# Task details
The listing below holds pictures; exclude them. Return exactly the lines from the one with "What TikZ code" through the one with "ax = fig.add_axes([0.143, 0.159, 0.849, 0.647])".

::: Available records :::

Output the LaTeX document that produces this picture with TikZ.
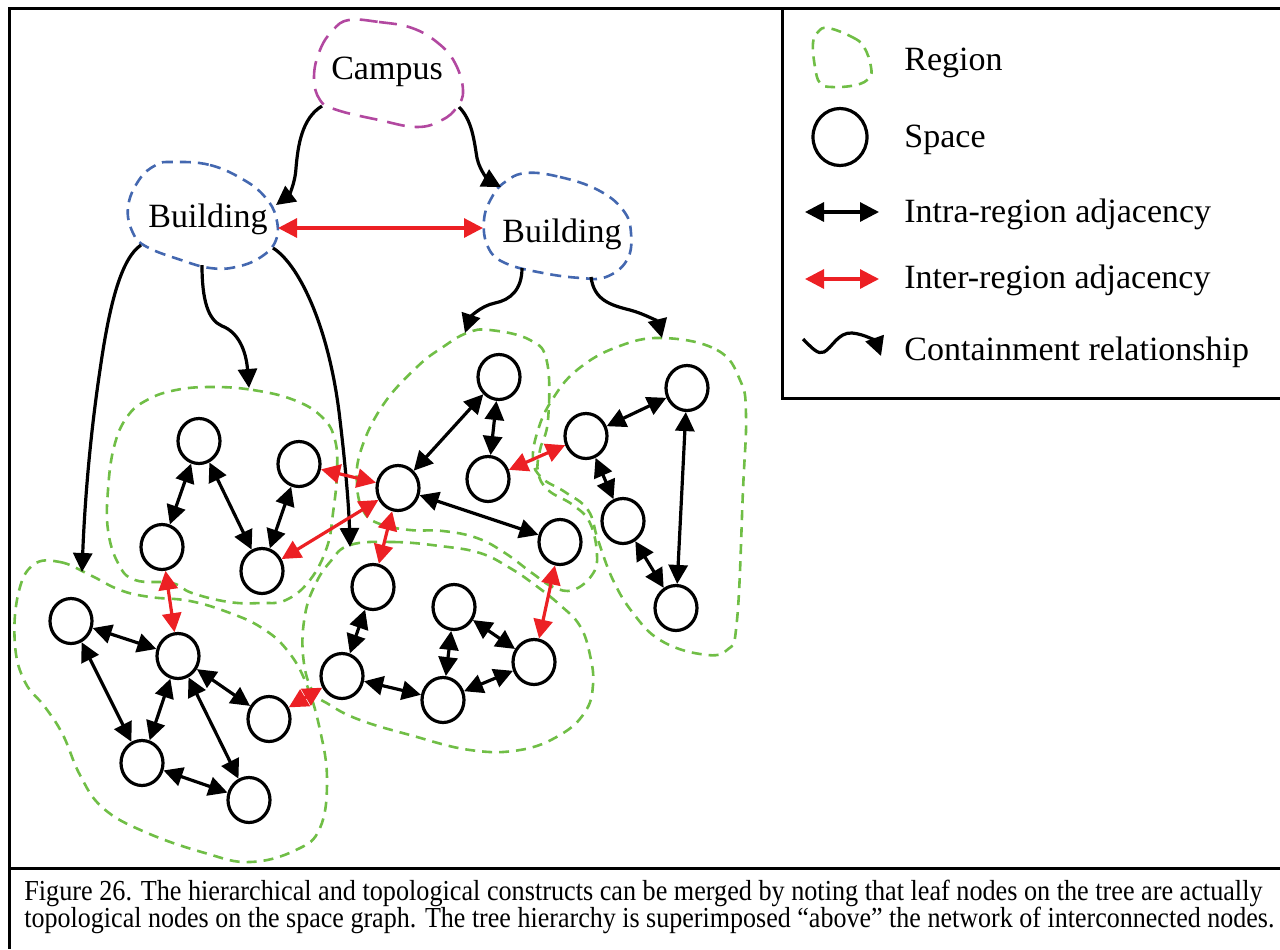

:::
::: Available records :::

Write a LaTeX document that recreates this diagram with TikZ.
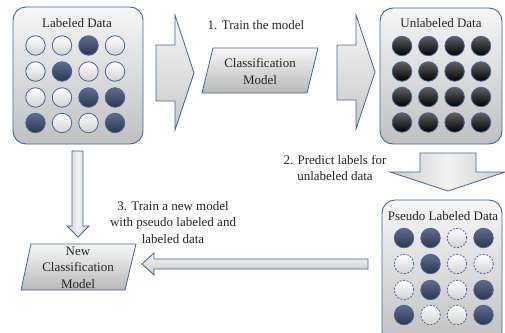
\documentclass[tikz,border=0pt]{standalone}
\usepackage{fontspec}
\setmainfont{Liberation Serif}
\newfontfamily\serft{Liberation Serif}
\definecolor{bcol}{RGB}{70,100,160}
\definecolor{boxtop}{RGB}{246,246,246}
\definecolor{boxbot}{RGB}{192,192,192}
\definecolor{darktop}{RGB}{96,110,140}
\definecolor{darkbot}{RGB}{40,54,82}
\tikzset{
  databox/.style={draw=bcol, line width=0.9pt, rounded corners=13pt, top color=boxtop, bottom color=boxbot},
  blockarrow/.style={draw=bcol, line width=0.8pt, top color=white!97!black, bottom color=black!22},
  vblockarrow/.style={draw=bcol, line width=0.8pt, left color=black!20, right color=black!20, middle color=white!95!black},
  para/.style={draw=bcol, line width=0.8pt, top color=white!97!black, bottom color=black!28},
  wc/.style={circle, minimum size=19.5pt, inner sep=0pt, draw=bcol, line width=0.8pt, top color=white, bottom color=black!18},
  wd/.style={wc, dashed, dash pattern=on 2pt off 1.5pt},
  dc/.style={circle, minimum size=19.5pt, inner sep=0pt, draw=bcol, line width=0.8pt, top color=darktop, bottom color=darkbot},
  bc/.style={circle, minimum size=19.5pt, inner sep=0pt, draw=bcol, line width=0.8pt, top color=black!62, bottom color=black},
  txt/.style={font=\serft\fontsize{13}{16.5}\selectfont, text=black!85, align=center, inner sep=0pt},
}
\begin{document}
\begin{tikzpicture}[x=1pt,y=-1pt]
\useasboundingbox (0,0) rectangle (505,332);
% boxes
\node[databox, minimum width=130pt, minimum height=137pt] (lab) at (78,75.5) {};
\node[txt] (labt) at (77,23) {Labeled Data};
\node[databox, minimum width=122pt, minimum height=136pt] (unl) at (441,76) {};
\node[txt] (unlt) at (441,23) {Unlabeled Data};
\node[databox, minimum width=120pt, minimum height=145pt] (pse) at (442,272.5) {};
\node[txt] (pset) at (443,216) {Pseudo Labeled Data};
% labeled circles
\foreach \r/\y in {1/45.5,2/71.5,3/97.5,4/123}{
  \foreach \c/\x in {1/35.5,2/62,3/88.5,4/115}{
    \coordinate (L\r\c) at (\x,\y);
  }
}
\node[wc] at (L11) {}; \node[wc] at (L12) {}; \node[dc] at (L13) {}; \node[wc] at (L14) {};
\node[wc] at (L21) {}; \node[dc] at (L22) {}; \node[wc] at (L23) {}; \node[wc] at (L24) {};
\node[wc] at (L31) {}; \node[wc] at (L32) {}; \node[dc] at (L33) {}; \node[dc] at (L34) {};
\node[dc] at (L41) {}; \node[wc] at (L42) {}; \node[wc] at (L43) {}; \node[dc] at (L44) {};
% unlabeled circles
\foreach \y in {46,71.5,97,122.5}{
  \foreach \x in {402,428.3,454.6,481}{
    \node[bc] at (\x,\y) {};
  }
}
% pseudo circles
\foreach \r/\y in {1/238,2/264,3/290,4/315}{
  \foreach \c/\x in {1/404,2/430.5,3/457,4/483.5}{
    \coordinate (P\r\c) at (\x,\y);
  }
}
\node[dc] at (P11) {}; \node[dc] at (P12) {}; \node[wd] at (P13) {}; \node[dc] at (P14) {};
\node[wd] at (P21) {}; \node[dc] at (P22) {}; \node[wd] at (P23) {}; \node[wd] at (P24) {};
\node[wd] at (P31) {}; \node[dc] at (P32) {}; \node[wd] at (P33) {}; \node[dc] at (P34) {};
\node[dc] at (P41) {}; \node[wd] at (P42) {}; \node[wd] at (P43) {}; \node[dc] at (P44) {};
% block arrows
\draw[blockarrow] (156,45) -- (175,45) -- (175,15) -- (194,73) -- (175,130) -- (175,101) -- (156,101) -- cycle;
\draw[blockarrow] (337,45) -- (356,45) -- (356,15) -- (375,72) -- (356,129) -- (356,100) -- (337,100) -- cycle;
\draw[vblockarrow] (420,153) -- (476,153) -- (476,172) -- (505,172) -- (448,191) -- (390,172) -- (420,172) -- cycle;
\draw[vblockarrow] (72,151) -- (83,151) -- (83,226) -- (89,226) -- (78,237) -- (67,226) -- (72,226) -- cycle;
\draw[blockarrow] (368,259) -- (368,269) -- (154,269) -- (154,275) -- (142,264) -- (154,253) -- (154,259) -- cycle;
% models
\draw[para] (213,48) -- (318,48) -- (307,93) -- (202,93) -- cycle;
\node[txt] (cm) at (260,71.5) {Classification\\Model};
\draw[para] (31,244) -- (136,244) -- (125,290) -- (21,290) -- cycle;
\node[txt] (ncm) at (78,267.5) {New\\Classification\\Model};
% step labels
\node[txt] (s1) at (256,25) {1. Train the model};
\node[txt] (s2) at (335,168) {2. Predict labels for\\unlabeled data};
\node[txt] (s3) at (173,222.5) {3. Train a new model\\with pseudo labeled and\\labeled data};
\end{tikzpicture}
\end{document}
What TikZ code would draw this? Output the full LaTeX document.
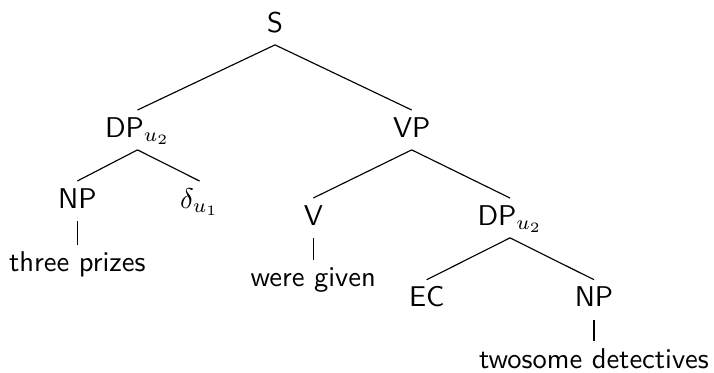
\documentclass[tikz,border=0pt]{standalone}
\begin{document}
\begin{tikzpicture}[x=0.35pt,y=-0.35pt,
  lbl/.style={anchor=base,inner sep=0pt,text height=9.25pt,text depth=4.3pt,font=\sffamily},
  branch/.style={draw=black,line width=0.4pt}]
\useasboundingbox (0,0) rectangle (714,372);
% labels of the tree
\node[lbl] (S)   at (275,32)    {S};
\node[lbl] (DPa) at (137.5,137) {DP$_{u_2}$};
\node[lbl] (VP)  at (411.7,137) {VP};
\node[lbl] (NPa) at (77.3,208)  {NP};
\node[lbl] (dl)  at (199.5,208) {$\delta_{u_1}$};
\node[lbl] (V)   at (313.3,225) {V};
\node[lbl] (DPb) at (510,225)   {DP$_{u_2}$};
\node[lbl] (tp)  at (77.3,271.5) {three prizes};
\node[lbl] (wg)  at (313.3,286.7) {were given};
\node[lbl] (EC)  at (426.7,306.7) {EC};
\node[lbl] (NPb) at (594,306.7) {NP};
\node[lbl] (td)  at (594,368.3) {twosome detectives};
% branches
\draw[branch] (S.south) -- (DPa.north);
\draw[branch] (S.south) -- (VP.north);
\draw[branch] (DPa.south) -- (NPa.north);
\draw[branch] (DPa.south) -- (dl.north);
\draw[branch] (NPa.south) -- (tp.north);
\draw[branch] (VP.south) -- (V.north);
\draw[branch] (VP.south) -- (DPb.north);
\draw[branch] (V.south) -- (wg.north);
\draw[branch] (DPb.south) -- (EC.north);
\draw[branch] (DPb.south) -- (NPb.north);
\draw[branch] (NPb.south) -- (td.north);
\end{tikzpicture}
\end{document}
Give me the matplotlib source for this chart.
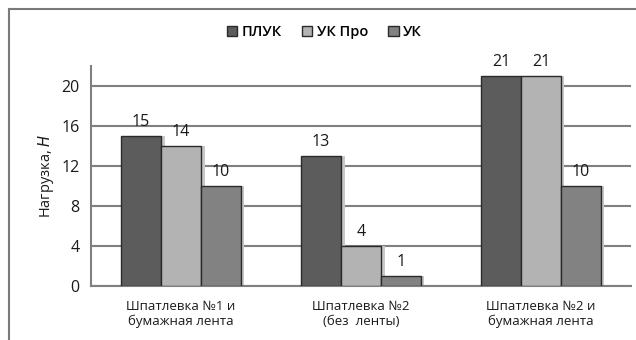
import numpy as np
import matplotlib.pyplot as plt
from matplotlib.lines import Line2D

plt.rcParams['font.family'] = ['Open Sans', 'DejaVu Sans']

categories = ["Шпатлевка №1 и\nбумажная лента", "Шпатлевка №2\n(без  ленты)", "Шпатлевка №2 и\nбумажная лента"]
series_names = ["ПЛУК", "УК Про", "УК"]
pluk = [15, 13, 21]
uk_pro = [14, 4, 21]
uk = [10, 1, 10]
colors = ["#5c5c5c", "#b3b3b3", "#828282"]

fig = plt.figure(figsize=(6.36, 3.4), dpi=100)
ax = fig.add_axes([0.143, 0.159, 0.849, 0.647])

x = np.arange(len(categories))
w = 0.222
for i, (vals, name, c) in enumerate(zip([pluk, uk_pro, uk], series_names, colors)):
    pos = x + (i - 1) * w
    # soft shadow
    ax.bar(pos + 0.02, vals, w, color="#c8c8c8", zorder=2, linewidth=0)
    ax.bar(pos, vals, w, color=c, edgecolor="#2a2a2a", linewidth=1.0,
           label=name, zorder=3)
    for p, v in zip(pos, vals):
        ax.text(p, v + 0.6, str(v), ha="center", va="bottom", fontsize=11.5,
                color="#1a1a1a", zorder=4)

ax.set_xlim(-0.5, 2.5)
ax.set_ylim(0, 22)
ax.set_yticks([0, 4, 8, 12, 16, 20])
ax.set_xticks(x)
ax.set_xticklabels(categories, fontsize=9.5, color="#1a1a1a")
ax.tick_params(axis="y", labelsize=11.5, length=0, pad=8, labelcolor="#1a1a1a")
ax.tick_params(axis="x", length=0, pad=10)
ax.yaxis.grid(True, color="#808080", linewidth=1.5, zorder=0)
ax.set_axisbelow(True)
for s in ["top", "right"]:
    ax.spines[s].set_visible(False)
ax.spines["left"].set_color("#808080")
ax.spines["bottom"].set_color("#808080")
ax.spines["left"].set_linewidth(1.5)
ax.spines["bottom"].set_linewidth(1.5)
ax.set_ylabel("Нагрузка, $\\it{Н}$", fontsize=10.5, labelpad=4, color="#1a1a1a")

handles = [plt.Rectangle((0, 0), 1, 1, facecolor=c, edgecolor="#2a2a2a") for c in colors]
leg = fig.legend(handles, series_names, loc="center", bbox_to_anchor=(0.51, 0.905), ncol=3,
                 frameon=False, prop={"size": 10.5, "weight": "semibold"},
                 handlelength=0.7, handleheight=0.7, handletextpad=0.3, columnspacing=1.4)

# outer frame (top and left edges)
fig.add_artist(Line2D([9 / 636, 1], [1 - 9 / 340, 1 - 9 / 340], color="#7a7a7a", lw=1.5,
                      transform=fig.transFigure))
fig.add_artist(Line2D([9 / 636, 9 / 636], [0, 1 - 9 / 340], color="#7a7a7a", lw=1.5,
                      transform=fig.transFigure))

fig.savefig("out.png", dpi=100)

:::

# Correct result
What TikZ code would draw this? Output the full LaTeX document.
\documentclass[tikz,border=0pt]{standalone}
\begin{document}
\begin{tikzpicture}[x=0.35pt,y=-0.35pt,
  lbl/.style={anchor=base,inner sep=0pt,text height=9.25pt,text depth=4.3pt,font=\sffamily},
  branch/.style={draw=black,line width=0.4pt}]
\useasboundingbox (0,0) rectangle (714,372);
% labels of the tree
\node[lbl] (S)   at (275,32)    {S};
\node[lbl] (DPa) at (137.5,137) {DP$_{u_2}$};
\node[lbl] (VP)  at (411.7,137) {VP};
\node[lbl] (NPa) at (77.3,208)  {NP};
\node[lbl] (dl)  at (199.5,208) {$\delta_{u_1}$};
\node[lbl] (V)   at (313.3,225) {V};
\node[lbl] (DPb) at (510,225)   {DP$_{u_2}$};
\node[lbl] (tp)  at (77.3,271.5) {three prizes};
\node[lbl] (wg)  at (313.3,286.7) {were given};
\node[lbl] (EC)  at (426.7,306.7) {EC};
\node[lbl] (NPb) at (594,306.7) {NP};
\node[lbl] (td)  at (594,368.3) {twosome detectives};
% branches
\draw[branch] (S.south) -- (DPa.north);
\draw[branch] (S.south) -- (VP.north);
\draw[branch] (DPa.south) -- (NPa.north);
\draw[branch] (DPa.south) -- (dl.north);
\draw[branch] (NPa.south) -- (tp.north);
\draw[branch] (VP.south) -- (V.north);
\draw[branch] (VP.south) -- (DPb.north);
\draw[branch] (V.south) -- (wg.north);
\draw[branch] (DPb.south) -- (EC.north);
\draw[branch] (DPb.south) -- (NPb.north);
\draw[branch] (NPb.south) -- (td.north);
\end{tikzpicture}
\end{document}
Give me the matplotlib source for this chart.
import numpy as np
import matplotlib.pyplot as plt
from matplotlib.lines import Line2D

plt.rcParams['font.family'] = ['Open Sans', 'DejaVu Sans']

categories = ["Шпатлевка №1 и\nбумажная лента", "Шпатлевка №2\n(без  ленты)", "Шпатлевка №2 и\nбумажная лента"]
series_names = ["ПЛУК", "УК Про", "УК"]
pluk = [15, 13, 21]
uk_pro = [14, 4, 21]
uk = [10, 1, 10]
colors = ["#5c5c5c", "#b3b3b3", "#828282"]

fig = plt.figure(figsize=(6.36, 3.4), dpi=100)
ax = fig.add_axes([0.143, 0.159, 0.849, 0.647])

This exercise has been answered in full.